昨今、多くの企業で「現場・現物・現実」を重視する三現主義が掲げられています。しかし、この理念は建前だけに終わっていないでしょうか。現場の声に耳を傾け、実態を把握し、適切な判断を下すという当たり前のプロセスが、実は形骸化している実態を指摘せざるを得ません。
■ 月に何時間もの報告資料作成、その果てに待つ「結論ありき」のダメ出し
私が知っている会社では、担当者が毎月の報告資料作成に追われていました。技術戦略、現場分析、取組内容、などなど。要求される情報は多岐に渡る上、経営層が理解できるレベルへの落とし込みが求められ、その為に多くの人の手を使い、時間もかけられていました。しかし、これらの資料が経営層の意思決定に活かされることはありませんでした。
(実際には企業規模が大きくなるほど経営層に理解できるレベルに落とし込む事自体が不可能になってきますが、そちらは別記事にて述べます)
会議では、用意した資料を元に現状報告を求められますが、それは形だけの儀式でした。経営層は既に頭の中に「自分の正解」を持っており、彼らが求めるのは、三現主義に基づく「正解」ではなく、彼らの「正解」に合致する報告のみです。報告内容がそれと少しでも異なる場合、 厳しい指摘や詰問が飛んでいました。
例えば、過去の量産データを実際にデータベースから引き出し、分析した上で、現状出している見積もり額のコストを満足するのは現実的ではない、と報告すると、担当上層部からは「そんなはずはない。君の報告は間違っている」と、頭ごなしに否定されるのです。結局、意見そのものは潰され、現場では「やっぱり言うだけ無駄だった」という諦めムードが蔓延しました。
このような「結論ありき」の会議は、現場に大きな徒労感を与え、報告に対するモチベーションを著しく低下させます。真摯に現状を分析し、改善策を検討しても、それを経営層が受け取らないのでは、現場は疲弊するばかりです。

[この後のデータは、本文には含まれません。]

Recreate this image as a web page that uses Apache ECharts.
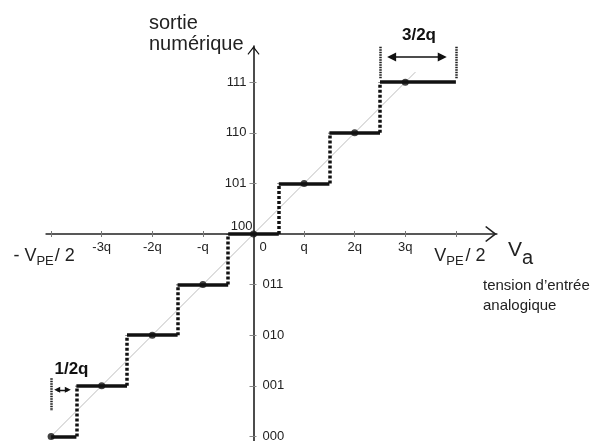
<!DOCTYPE html>
<html><head><meta charset="utf-8">
<script src="https://cdn.jsdelivr.net/npm/echarts@6/dist/echarts.min.js"></script>
<style>html,body{margin:0;padding:0;background:#fff}#c{width:596px;height:441px}</style>
</head><body><div id="c"></div>
<script>
// ---- data ----
const levels = [-4, -3, -2, -1, 0, 1, 2, 3];
const codes = ['000', '001', '010', '011', '100', '101', '110', '111'];
const stepStarts = [-4, -3.5, -2.5, -1.5, -0.5, 0.5, 1.5, 2.5];
const stepEnds = [-3.5, -2.5, -1.5, -0.5, 0.5, 1.5, 2.5, 4];
const xTickValues = [-4, -3, -2, -1, 0, 1, 2, 3, 4];
const xTickLabels = ['- V_PE / 2', '-3q', '-2q', '-q', '0', 'q', '2q', '3q', 'V_PE / 2'];
const posLevels = [0, 1, 2, 3];
const negLevels = [-4, -3, -2, -1];
const diagonal = [[-4, -4], [3.2, 3.2]];
// dimension marks (3/2q and 1/2q)
const bigSpanX = [2.5, 4];
const bigSpanY = [3.08, 3.70];
const bigArrow = [[2.73, 3.5], [3.73, 3.5]];
const smallSpanX = [-4];
const smallSpanY = [-2.85, -3.5];
const smallArrow = [[-3.88, -3.08], [-3.67, -3.08]];

const FONT = '"Liberation Sans", Arial, Helvetica, sans-serif';
const TXT = '#222';
const chev = 'path://M10,0 L20,13 L18.6,14.4 L10,3.3 L1.4,14.4 L0,13 Z';

const chart = echarts.init(document.getElementById('c'), null, {renderer: 'canvas'});

function xLabel(v) {
  const i = xTickValues.indexOf(v);
  const lbl = xTickLabels[i];
  if (lbl.indexOf('V_PE') >= 0) {
    const parts = lbl.split('V_PE');
    const pre = parts[0], post = parts[1].trim();
    if (i === 0) return '{a|' + pre + 'V}{s|PE}{al|' + post + '}';
    return '{ar|V}{s|PE}{b|' + post + '}';
  }
  if (v === 0) return '{z|' + lbl + '}';
  return '{q|' + lbl + '}';
}

// layout: origin pixel and px per unit
const unit = 50.6, x0 = 253.5, y0 = 234;
const xmin = -4.1, xmax = 4.81, ymin = -4.1, ymax = 3.715;
const GL = x0 + xmin * unit, GT = y0 - ymax * unit;
const GW = (xmax - xmin) * unit, GH = (ymax - ymin) * unit;

const option = {
  animation: false,
  backgroundColor: '#fff',
  grid: {left: GL, top: GT, width: GW, height: GH, containLabel: false, outerBoundsMode: 'none'},
  xAxis: [{
    type: 'value', min: xmin, max: xmax, position: 'bottom', offset: y0 - (GT + GH),
    splitLine: {show: false},
    axisLine: {onZero: false, symbol: ['none', chev], symbolSize: [16, 12], symbolOffset: [0, -6],
      lineStyle: {color: '#222', width: 1.5}},
    axisTick: {customValues: xTickValues, length: 3, lineStyle: {color: '#777', width: 1}},
    axisLabel: {
      customValues: xTickValues, margin: 7, formatter: xLabel, verticalAlign: 'top',
      showMinLabel: true, showMaxLabel: true, hideOverlap: false,
      rich: {
        q: {fontSize: 13, fontFamily: FONT, color: TXT, lineHeight: 13, verticalAlign: 'top'},
        z: {fontSize: 13, fontFamily: FONT, color: TXT, lineHeight: 13, verticalAlign: 'top', padding: [0, 0, 0, 19]},
        a: {fontSize: 18, fontFamily: FONT, color: TXT, lineHeight: 18, verticalAlign: 'top', padding: [6.5, 0, 0, 0]},
        al: {fontSize: 18, fontFamily: FONT, color: TXT, lineHeight: 18, verticalAlign: 'top', padding: [6.5, 14, 0, 1]},
        ar: {fontSize: 18, fontFamily: FONT, color: TXT, lineHeight: 18, verticalAlign: 'top', padding: [6.5, 0, 0, 8]},
        b: {fontSize: 18, fontFamily: FONT, color: TXT, lineHeight: 18, verticalAlign: 'top', padding: [6.5, 0, 0, 2]},
        s: {fontSize: 13, fontFamily: FONT, color: TXT, lineHeight: 13, verticalAlign: 'top', padding: [13.5, 0, 0, 0]}
      }
    }
  }, {
    type: 'value', min: xmin, max: xmax, position: 'top', offset: GT - y0,
    splitLine: {show: false},
    axisLine: {onZero: false, show: false},
    axisTick: {customValues: xTickValues, length: 3, lineStyle: {color: '#777', width: 1}},
    axisLabel: {show: false}
  }],
  yAxis: [{
    type: 'value', min: ymin, max: ymax, position: 'left', offset: GL - x0,
    splitLine: {show: false},
    axisLine: {onZero: false, symbol: ['none', chev], symbolSize: [12, 9], symbolOffset: [0, -4.5],
      lineStyle: {color: '#111', width: 1.5}},
    axisTick: {customValues: levels, length: 4, lineStyle: {color: '#888', width: 1}},
    axisLabel: {
      customValues: posLevels, margin: 1, showMinLabel: true, showMaxLabel: true,
      formatter: function (v) {
        const c = codes[levels.indexOf(v)];
        return v === 0 ? '{z|' + c + '}' : '{p|' + c + '}';
      },
      rich: {
        p: {fontSize: 13, fontFamily: FONT, color: TXT, padding: [0, 6, 0, 0]},
        z: {fontSize: 13, fontFamily: FONT, color: TXT, padding: [0, 0, 16, 0]}
      }
    }
  }, {
    type: 'value', min: ymin, max: ymax, position: 'right', offset: x0 - GL - GW,
    splitLine: {show: false},
    axisLine: {onZero: false, show: false},
    axisTick: {customValues: levels, length: 3, lineStyle: {color: '#888', width: 1}},
    axisLabel: {
      customValues: negLevels, margin: 9, fontSize: 13, fontFamily: FONT, color: TXT,
      showMinLabel: true, showMaxLabel: true,
      formatter: function (v) { return codes[levels.indexOf(v)]; }
    }
  }],
  series: [
    {
      type: 'line', data: diagonal, symbol: 'none', silent: true, z: 1,
      lineStyle: {color: '#bdbdbd', width: 1}
    },
    {
      type: 'lines', coordinateSystem: 'cartesian2d', z: 3, silent: true,
      data: levels.slice(0, -1).map((l, k) => ({coords: [[stepEnds[k], l], [stepEnds[k], levels[k + 1]]]})),
      lineStyle: {color: '#111', width: 3.5, type: [3, 2], opacity: 1}
    },
    {
      type: 'lines', coordinateSystem: 'cartesian2d', z: 4, silent: true,
      data: levels.map((l, k) => ({coords: [[stepStarts[k], l], [stepEnds[k], l]]})),
      lineStyle: {color: '#111', width: 3.5, opacity: 1}
    },
    {
      type: 'scatter', z: 5, silent: true, symbolSize: 7,
      data: levels.map(l => [l, l]),
      itemStyle: {color: '#111'}
    },
    {
      type: 'lines', coordinateSystem: 'cartesian2d', z: 3, silent: true,
      data: bigSpanX.map(x => ({coords: [[x, bigSpanY[0]], [x, bigSpanY[1]]]}))
        .concat(smallSpanX.map(x => ({coords: [[x, smallSpanY[0]], [x, smallSpanY[1]]]}))),
      lineStyle: {color: '#222', width: 2.5, type: [1.5, 1], opacity: 1}
    },
    {
      type: 'lines', coordinateSystem: 'cartesian2d', z: 3, silent: true,
      symbol: ['triangle', 'triangle'], symbolSize: 9,
      data: [{coords: bigArrow}],
      lineStyle: {color: '#111', width: 1.6, opacity: 1}
    },
    {
      type: 'lines', coordinateSystem: 'cartesian2d', z: 3, silent: true,
      symbol: ['triangle', 'triangle'], symbolSize: 6,
      data: [{coords: smallArrow}],
      lineStyle: {color: '#111', width: 1.3, opacity: 1}
    }
  ],
  graphic: [
    {type: 'text', x: 149, y: 13, silent: true,
      style: {text: 'sortie\nnumérique', fontSize: 20, fontFamily: FONT, fill: TXT, lineHeight: 21, align: 'left', verticalAlign: 'top'}},
    {type: 'text', x: 508, y: 240, silent: true,
      style: {text: '{v|V}{a|a}', align: 'left', verticalAlign: 'top',
        rich: {
          v: {fontSize: 21, fontFamily: FONT, fill: TXT, lineHeight: 21, verticalAlign: 'top'},
          a: {fontSize: 20, fontFamily: FONT, fill: TXT, lineHeight: 20, verticalAlign: 'top', padding: [8.5, 0, 0, 0]}
        }}},
    {type: 'text', x: 483, y: 276, silent: true,
      style: {text: 'tension d\u2019entrée\nanalogique', fontSize: 15, fontFamily: FONT, fill: TXT, lineHeight: 20, align: 'left', verticalAlign: 'top'}},
    {type: 'text', x: 419, y: 35, silent: true,
      style: {text: '3/2q', fontSize: 17, fontWeight: 'bold', fontFamily: FONT, fill: '#111', align: 'center', verticalAlign: 'middle'}},
    {type: 'text', x: 71.5, y: 369.5, silent: true,
      style: {text: '1/2q', fontSize: 17, fontWeight: 'bold', fontFamily: FONT, fill: '#111', align: 'center', verticalAlign: 'middle'}}
  ]
};
chart.setOption(option);
</script>
</body></html>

■ 形骸化した三現主義がもたらすもの – 組織の硬直化、そして衰退へ
現場の声に耳を傾けず、経営層が自身の経験や過去の成功体験に固執する状況は、組織にとって大きなリスクとなります。市場環境や顧客ニーズは常に変化しており、過去の成功体験が通用するとは限りません。
変化の兆候をいち早く捉え、柔軟に対応するためには、現場からの生の情報が不可欠です。しかし、報告が「経営層への承認を得るためだけの儀式」と化してしまっては、現場は萎縮し、重要な情報が埋もれてしまう可能性があります。
その結果、組織は硬直化し、変化への対応が遅れ、市場での競争力を失っていくでしょう。真の三現主義の実践、すなわち、現場の声を真摯に受け止め、それを意思決定に反映していくことこそが、組織の持続的な成長と発展には不可欠なのです。
■ 感情とメンツを取り除くために
では、どのようにすればこの負のスパイラルから脱却できるのでしょうか。重要なのは、経営層自身が意識を変革し、感情やメンツではなく、事実に基づいた判断を下すことができるようにする事です。
近年注目されているAI技術は、そのための有効な手段の一つとなりえるかもしれません。例えば、現場からの報告をAIが分析し、客観的なデータとして提示することで、経営層のバイアスのかかった解釈を避けることができる可能性があります。
また、感情認識AIを用いて報告者の本音を推測することも、技術的には不可能ではありません。さらに、過去の事例を学習したAIが、現状における最適な意思決定を提案する未来も期待されています。
ただし、これらの技術は発展途上であり、現時点では克服すべき課題も少なくありません。AIの精度向上には質の高いデータが不可欠ですし、AIが出した結論を人間がどのように解釈し、判断するのかという倫理的な問題も残っています。
■ 真の三現主義の実践に向けて
三現主義は、単なるスローガンではありません。それは、組織の持続的な成長と競争力強化のための必須の行動指針です。しかし、現状では多くの組織で、この理念が形骸化し、逆効果となっています。
経営層は、自身の知識や経験には限界があることを認識し、現場の声に真摯に向き合う必要があります。プライドやメンツよりも事業の成果を優先する。この当たり前の姿勢を取り戻すことが、組織の未来を左右する重要な分岐点となるのではと作者は考えます。
AIをはじめとするテクノロジーの進化は、私たちに新たな可能性を提示しています。しかし、忘れてはならないのは、「テクノロジー」はあくまで「ツールに過ぎない」ということです。
真の三現主義の実践には、技術の力と人間の意識改革の両輪が必要不可欠なのです。現場を軽視し、自己満足的な経営を続ける限り、組織の競争力低下は避けられません。真の三現主義の実践こそが、日本の組織の再生への道筋となることを、経営層は深く心に刻むべきではないでしょうか。